** What is asked **
How many lines hold the string "this"? Reply with the number alone.

*** Stored records ***

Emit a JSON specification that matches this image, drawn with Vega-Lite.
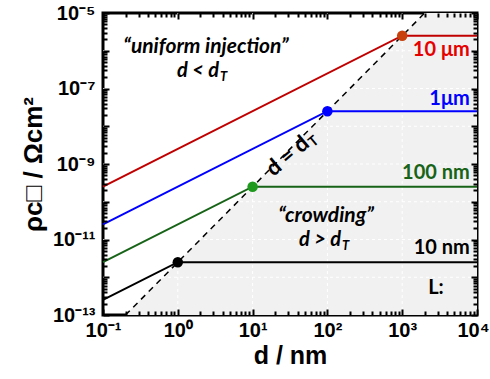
{
  "$schema": "https://vega.github.io/schema/vega-lite/v6.json",
  "width": 374,
  "height": 302,
  "autosize": {"type": "none"},
  "padding": {"left": 103, "top": 13, "right": 13, "bottom": 64},
  "background": "white",
  "config": {"view": {"stroke": "black", "strokeWidth": 3}},
  "datasets": {
    "lines": [
      {"series": "10 μm", "d": 0.1, "rho": 2.5e-10}, {"series": "10 μm", "d": 1000, "rho": 2.5e-6}, {"series": "10 μm", "d": 10000, "rho": 2.5e-6},
      {"series": "1μm", "d": 0.1, "rho": 2.5e-11}, {"series": "1μm", "d": 100, "rho": 2.5e-8}, {"series": "1μm", "d": 10000, "rho": 2.5e-8},
      {"series": "100 nm", "d": 0.1, "rho": 2.5e-12}, {"series": "100 nm", "d": 10, "rho": 2.5e-10}, {"series": "100 nm", "d": 10000, "rho": 2.5e-10},
      {"series": "10 nm", "d": 0.1, "rho": 2.5e-13}, {"series": "10 nm", "d": 1, "rho": 2.5e-12}, {"series": "10 nm", "d": 10000, "rho": 2.5e-12}
    ],
    "corners": [
      {"series": "10 μm", "d": 1000, "rho": 2.5e-6},
      {"series": "1μm", "d": 100, "rho": 2.5e-8},
      {"series": "100 nm", "d": 10, "rho": 2.5e-10},
      {"series": "10 nm", "d": 1, "rho": 2.5e-12}
    ],
    "region": [
      {"d": 0.2, "rho": 1e-13}, {"d": 2000, "rho": 1e-5}, {"d": 10000, "rho": 1e-5}
    ],
    "threshold": [
      {"d": 0.2, "rho": 1e-13}, {"d": 2000, "rho": 1e-5}
    ],
    "gridx": [{"d": 1}, {"d": 10}, {"d": 100}, {"d": 1000}],
    "gridy": [{"rho": 1e-12}, {"rho": 1e-11}, {"rho": 1e-10}, {"rho": 1e-9}, {"rho": 1e-8}, {"rho": 1e-7}, {"rho": 1e-6}],
    "serieslabels": [
      {"series": "10 μm", "d": 8000, "rho": 1.05e-6},
      {"series": "1μm", "d": 8000, "rho": 5.27e-8},
      {"series": "100 nm", "d": 8000, "rho": 5.8e-10},
      {"series": "10 nm", "d": 8000, "rho": 5.96e-12}
    ],
    "quotes": [
      {"text": "“uniform injection”", "d": 2.38, "rho": 1.26e-6},
      {"text": "“crowding”", "d": 95.8, "rho": 4.2e-11}
    ],
    "ineq": [
      {"text": "d < d", "d": 3.56, "rho": 2.91e-7},
      {"text": "d > d", "d": 152, "rho": 9.7e-12}
    ],
    "eq": [{"text": "d = d", "d": 52, "rho": 4.2e-9}],
    "ltext": [{"text": "L:", "d": 2830, "rho": 5.19e-13}]
  },
  "resolve": {"scale": {"color": "independent"}, "axis": {"x": "independent", "y": "independent"}},
  "layer": [
    {
      "data": {"name": "region"},
      "mark": {"type": "area", "color": "#f1f1f1", "opacity": 1},
      "encoding": {
        "x": {"field": "d", "type": "quantitative", "scale": {"type": "log", "domain": [0.1, 10000], "nice": false},
          "axis": {
            "orient": "bottom", "domain": false, "grid": false, "zindex": 1,
            "values": [0.1, 1, 10, 100, 1000, 10000],
            "tickColor": "black", "tickWidth": 2, "tickSize": -6,
            "labelExpr": "'10' + replace(replace(replace(replace(replace(replace(replace(replace(replace(replace(replace(toString(round(log(datum.value)/LN10)), regexp('-','g'), '⁻'), regexp('0','g'), '⁰'), regexp('1','g'), '¹'), regexp('2','g'), '²'), regexp('3','g'), '³'), regexp('4','g'), '⁴'), regexp('5','g'), '⁵'), regexp('6','g'), '⁶'), regexp('7','g'), '⁷'), regexp('8','g'), '⁸'), regexp('9','g'), '⁹')",
            "labelOffset": {"condition": {"test": "datum.value >= 9999", "value": -4}, "value": 0},
            "labelFont": "Liberation Sans", "labelFontWeight": "bold", "labelFontSize": 20, "labelColor": "black",
            "labelPadding": 11, "labelOverlap": false, "labelFlush": false,
            "title": "d / nm", "titleFont": "Liberation Sans", "titleFontSize": 25, "titleFontWeight": "bold", "titleColor": "black", "titlePadding": 3
          }},
        "y": {"field": "rho", "type": "quantitative", "scale": {"type": "log", "domain": [1e-13, 1e-5], "nice": false},
          "axis": {
            "orient": "left", "domain": false, "grid": false, "zindex": 1,
            "values": [1e-13, 1e-12, 1e-11, 1e-10, 1e-9, 1e-8, 1e-7, 1e-6, 1e-5],
            "tickColor": "black", "tickWidth": 2, "tickSize": -6,
            "labelExpr": "round(log(datum.value)/LN10) % 2 != 0 ? '10' + replace(replace(replace(replace(replace(replace(replace(replace(replace(replace(replace(toString(round(log(datum.value)/LN10)), regexp('-','g'), '⁻'), regexp('0','g'), '⁰'), regexp('1','g'), '¹'), regexp('2','g'), '²'), regexp('3','g'), '³'), regexp('4','g'), '⁴'), regexp('5','g'), '⁵'), regexp('6','g'), '⁶'), regexp('7','g'), '⁷'), regexp('8','g'), '⁸'), regexp('9','g'), '⁹') : ''",
            "labelFont": "Liberation Sans", "labelFontWeight": "bold", "labelFontSize": 20, "labelColor": "black",
            "labelPadding": 14, "labelOverlap": false, "labelFlush": false,
            "title": "ρc□ / Ωcm²", "titleFont": "Liberation Sans", "titleFontSize": 26, "titleFontWeight": "bold", "titleColor": "black", "titlePadding": 6
          }},
        "y2": {"datum": 1e-13}
      }
    },
    {
      "data": {"name": "gridx"},
      "mark": {"type": "rule", "color": "white", "strokeWidth": 1, "strokeDash": [3, 3]},
      "encoding": {
        "x": {"field": "d", "type": "quantitative", "scale": {"type": "log", "domain": [0.1, 10000], "nice": false}, "axis": null}
      }
    },
    {
      "data": {"name": "gridy"},
      "mark": {"type": "rule", "color": "white", "strokeWidth": 1, "strokeDash": [3, 3]},
      "encoding": {
        "y": {"field": "rho", "type": "quantitative", "scale": {"type": "log", "domain": [1e-13, 1e-5], "nice": false}, "axis": null}
      }
    },
    {
      "data": {"name": "threshold"},
      "mark": {"type": "line", "color": "black", "strokeWidth": 1.5, "strokeDash": [6, 5]},
      "encoding": {
        "x": {"field": "d", "type": "quantitative", "scale": {"type": "log", "domain": [0.1, 10000], "nice": false},
          "axis": {
            "orient": "top", "domain": false, "grid": false, "zindex": 1, "labels": false, "title": null,
            "values": [0.1, 1, 10, 100, 1000, 10000],
            "tickColor": "black", "tickWidth": 2, "tickSize": -6
          }},
        "y": {"field": "rho", "type": "quantitative", "scale": {"type": "log", "domain": [1e-13, 1e-5], "nice": false},
          "axis": {
            "orient": "right", "domain": false, "grid": false, "zindex": 1, "labels": false, "title": null,
            "values": [1e-13, 1e-12, 1e-11, 1e-10, 1e-9, 1e-8, 1e-7, 1e-6, 1e-5],
            "tickColor": "black", "tickWidth": 2, "tickSize": -6
          }}
      }
    },
    {
      "data": {"name": "lines"},
      "mark": {"type": "line", "strokeWidth": 2},
      "encoding": {
        "x": {"field": "d", "type": "quantitative", "scale": {"type": "log", "domain": [0.1, 10000], "nice": false},
          "axis": {
            "orient": "bottom", "domain": false, "grid": false, "zindex": 1, "labels": false, "title": null,
            "values": [0.2,0.3,0.4,0.5,0.6,0.7,0.8,0.9,2,3,4,5,6,7,8,9,20,30,40,50,60,70,80,90,200,300,400,500,600,700,800,900,2000,3000,4000,5000,6000,7000,8000,9000],
            "tickColor": "black", "tickWidth": 2, "tickSize": -4
          }},
        "y": {"field": "rho", "type": "quantitative", "scale": {"type": "log", "domain": [1e-13, 1e-5], "nice": false},
          "axis": {
            "orient": "left", "domain": false, "grid": false, "zindex": 1, "labels": false, "title": null,
            "values": [2e-13,3e-13,4e-13,5e-13,6e-13,7e-13,8e-13,9e-13,2e-12,3e-12,4e-12,5e-12,6e-12,7e-12,8e-12,9e-12,2e-11,3e-11,4e-11,5e-11,6e-11,7e-11,8e-11,9e-11,2e-10,3e-10,4e-10,5e-10,6e-10,7e-10,8e-10,9e-10,2e-9,3e-9,4e-9,5e-9,6e-9,7e-9,8e-9,9e-9,2e-8,3e-8,4e-8,5e-8,6e-8,7e-8,8e-8,9e-8,2e-7,3e-7,4e-7,5e-7,6e-7,7e-7,8e-7,9e-7,2e-6,3e-6,4e-6,5e-6,6e-6,7e-6,8e-6,9e-6],
            "tickColor": "black", "tickWidth": 2, "tickSize": -4
          }},
        "color": {"field": "series", "type": "nominal", "scale": {"domain": ["10 μm", "1μm", "100 nm", "10 nm"], "range": ["#c00000", "#0000ff", "#176317", "#000000"]}, "legend": null},
        "detail": {"field": "series"}
      }
    },
    {
      "data": {"name": "corners"},
      "mark": {"type": "circle", "size": 110, "opacity": 1},
      "encoding": {
        "x": {"field": "d", "type": "quantitative", "scale": {"type": "log", "domain": [0.1, 10000], "nice": false},
          "axis": {
            "orient": "top", "domain": false, "grid": false, "zindex": 1, "labels": false, "title": null,
            "values": [0.2,0.3,0.4,0.5,0.6,0.7,0.8,0.9,2,3,4,5,6,7,8,9,20,30,40,50,60,70,80,90,200,300,400,500,600,700,800,900,2000,3000,4000,5000,6000,7000,8000,9000],
            "tickColor": "black", "tickWidth": 2, "tickSize": -4
          }},
        "y": {"field": "rho", "type": "quantitative", "scale": {"type": "log", "domain": [1e-13, 1e-5], "nice": false},
          "axis": {
            "orient": "right", "domain": false, "grid": false, "zindex": 1, "labels": false, "title": null,
            "values": [2e-13,3e-13,4e-13,5e-13,6e-13,7e-13,8e-13,9e-13,2e-12,3e-12,4e-12,5e-12,6e-12,7e-12,8e-12,9e-12,2e-11,3e-11,4e-11,5e-11,6e-11,7e-11,8e-11,9e-11,2e-10,3e-10,4e-10,5e-10,6e-10,7e-10,8e-10,9e-10,2e-9,3e-9,4e-9,5e-9,6e-9,7e-9,8e-9,9e-9,2e-8,3e-8,4e-8,5e-8,6e-8,7e-8,8e-8,9e-8,2e-7,3e-7,4e-7,5e-7,6e-7,7e-7,8e-7,9e-7,2e-6,3e-6,4e-6,5e-6,6e-6,7e-6,8e-6,9e-6],
            "tickColor": "black", "tickWidth": 2, "tickSize": -4
          }},
        "color": {"field": "series", "type": "nominal", "scale": {"domain": ["10 μm", "1μm", "100 nm", "10 nm"], "range": ["#c8400c", "#0000ff", "#1f9a1f", "#000000"]}, "legend": null}
      }
    },
    {
      "data": {"name": "serieslabels"},
      "mark": {"type": "text", "font": "Lato", "fontWeight": "bold", "fontSize": 20, "align": "right", "baseline": "middle"},
      "encoding": {
        "x": {"field": "d", "type": "quantitative", "scale": {"type": "log", "domain": [0.1, 10000], "nice": false}, "axis": null},
        "y": {"field": "rho", "type": "quantitative", "scale": {"type": "log", "domain": [1e-13, 1e-5], "nice": false}, "axis": null},
        "text": {"field": "series"},
        "color": {"field": "series", "type": "nominal", "scale": {"domain": ["10 μm", "1μm", "100 nm", "10 nm"], "range": ["#e60000", "#0000ff", "#176317", "#000000"]}, "legend": null}
      }
    },
    {
      "data": {"name": "quotes"},
      "mark": {"type": "text", "font": "Lato", "fontWeight": "bold", "fontStyle": "italic", "fontSize": 21, "align": "center", "baseline": "middle", "color": "black"},
      "encoding": {
        "x": {"field": "d", "type": "quantitative", "scale": {"type": "log", "domain": [0.1, 10000], "nice": false}, "axis": null},
        "y": {"field": "rho", "type": "quantitative", "scale": {"type": "log", "domain": [1e-13, 1e-5], "nice": false}, "axis": null},
        "text": {"field": "text"}
      }
    },
    {
      "data": {"name": "ineq"},
      "mark": {"type": "text", "font": "Lato", "fontWeight": "bold", "fontStyle": "italic", "fontSize": 20, "align": "right", "baseline": "middle", "color": "black"},
      "encoding": {
        "x": {"field": "d", "type": "quantitative", "scale": {"type": "log", "domain": [0.1, 10000], "nice": false}, "axis": null},
        "y": {"field": "rho", "type": "quantitative", "scale": {"type": "log", "domain": [1e-13, 1e-5], "nice": false}, "axis": null},
        "text": {"field": "text"}
      }
    },
    {
      "data": {"name": "ineq"},
      "mark": {"type": "text", "font": "Lato", "fontWeight": "bold", "fontStyle": "italic", "fontSize": 13, "align": "left", "baseline": "middle", "dx": 1, "dy": 6, "color": "black"},
      "encoding": {
        "x": {"field": "d", "type": "quantitative", "scale": {"type": "log", "domain": [0.1, 10000], "nice": false}, "axis": null},
        "y": {"field": "rho", "type": "quantitative", "scale": {"type": "log", "domain": [1e-13, 1e-5], "nice": false}, "axis": null},
        "text": {"value": "T"}
      }
    },
    {
      "data": {"name": "eq"},
      "mark": {"type": "text", "font": "Lato", "fontWeight": "bold", "fontSize": 22, "align": "right", "baseline": "middle", "angle": 320, "color": "black"},
      "encoding": {
        "x": {"field": "d", "type": "quantitative", "scale": {"type": "log", "domain": [0.1, 10000], "nice": false}, "axis": null},
        "y": {"field": "rho", "type": "quantitative", "scale": {"type": "log", "domain": [1e-13, 1e-5], "nice": false}, "axis": null},
        "text": {"field": "text"}
      }
    },
    {
      "data": {"name": "eq"},
      "mark": {"type": "text", "font": "Lato", "fontWeight": "bold", "fontSize": 14, "align": "left", "baseline": "middle", "angle": 320, "dx": 1, "dy": 6, "color": "black"},
      "encoding": {
        "x": {"field": "d", "type": "quantitative", "scale": {"type": "log", "domain": [0.1, 10000], "nice": false}, "axis": null},
        "y": {"field": "rho", "type": "quantitative", "scale": {"type": "log", "domain": [1e-13, 1e-5], "nice": false}, "axis": null},
        "text": {"value": "T"}
      }
    },
    {
      "data": {"name": "ltext"},
      "mark": {"type": "text", "font": "Lato", "fontWeight": "bold", "fontSize": 20, "align": "center", "baseline": "middle", "color": "black"},
      "encoding": {
        "x": {"field": "d", "type": "quantitative", "scale": {"type": "log", "domain": [0.1, 10000], "nice": false}, "axis": null},
        "y": {"field": "rho", "type": "quantitative", "scale": {"type": "log", "domain": [1e-13, 1e-5], "nice": false}, "axis": null},
        "text": {"field": "text"}
      }
    }
  ]
}
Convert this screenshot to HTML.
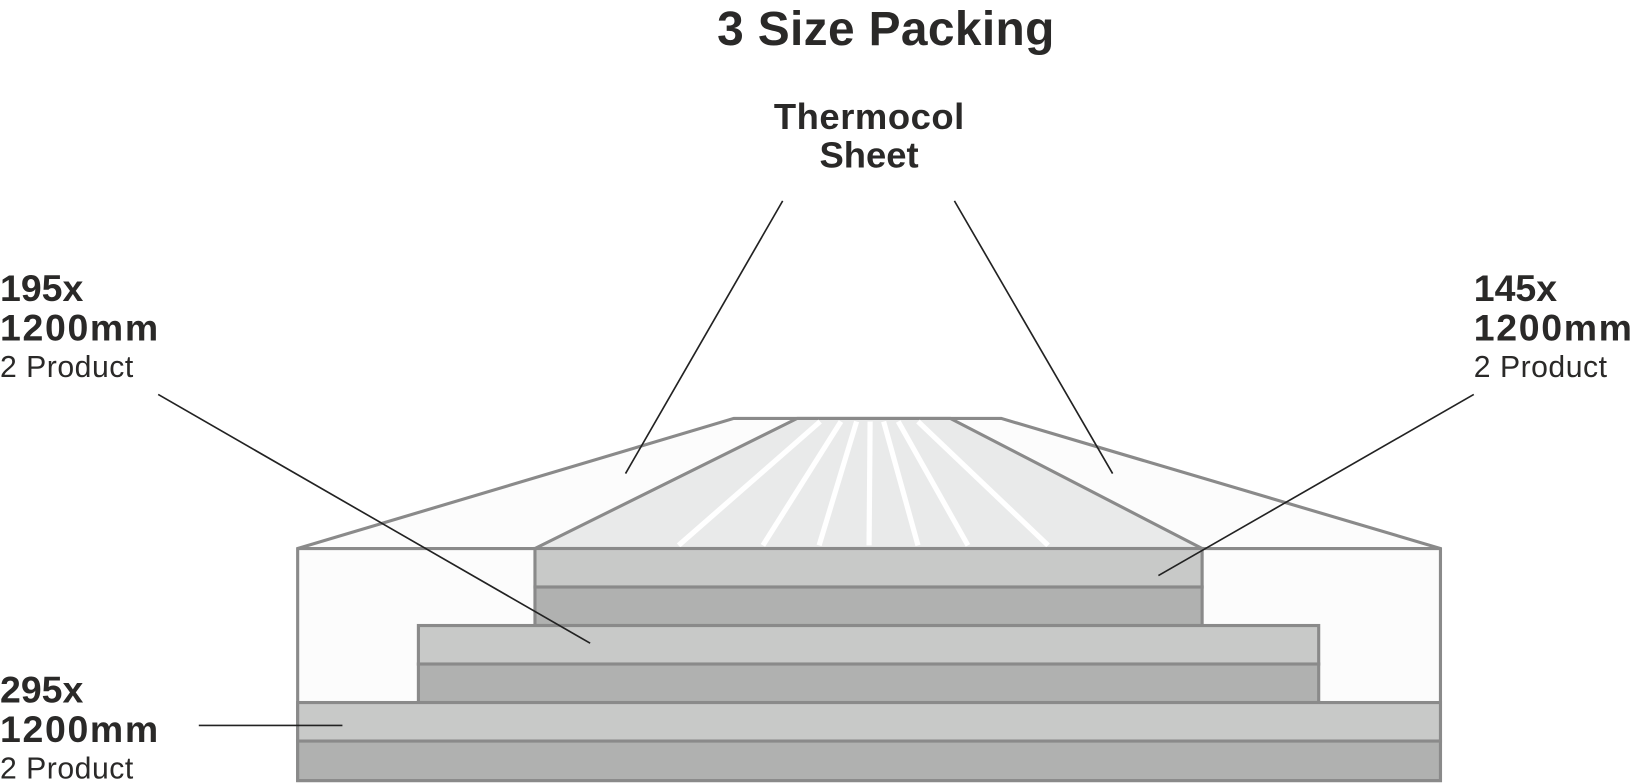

***

** Task output **
2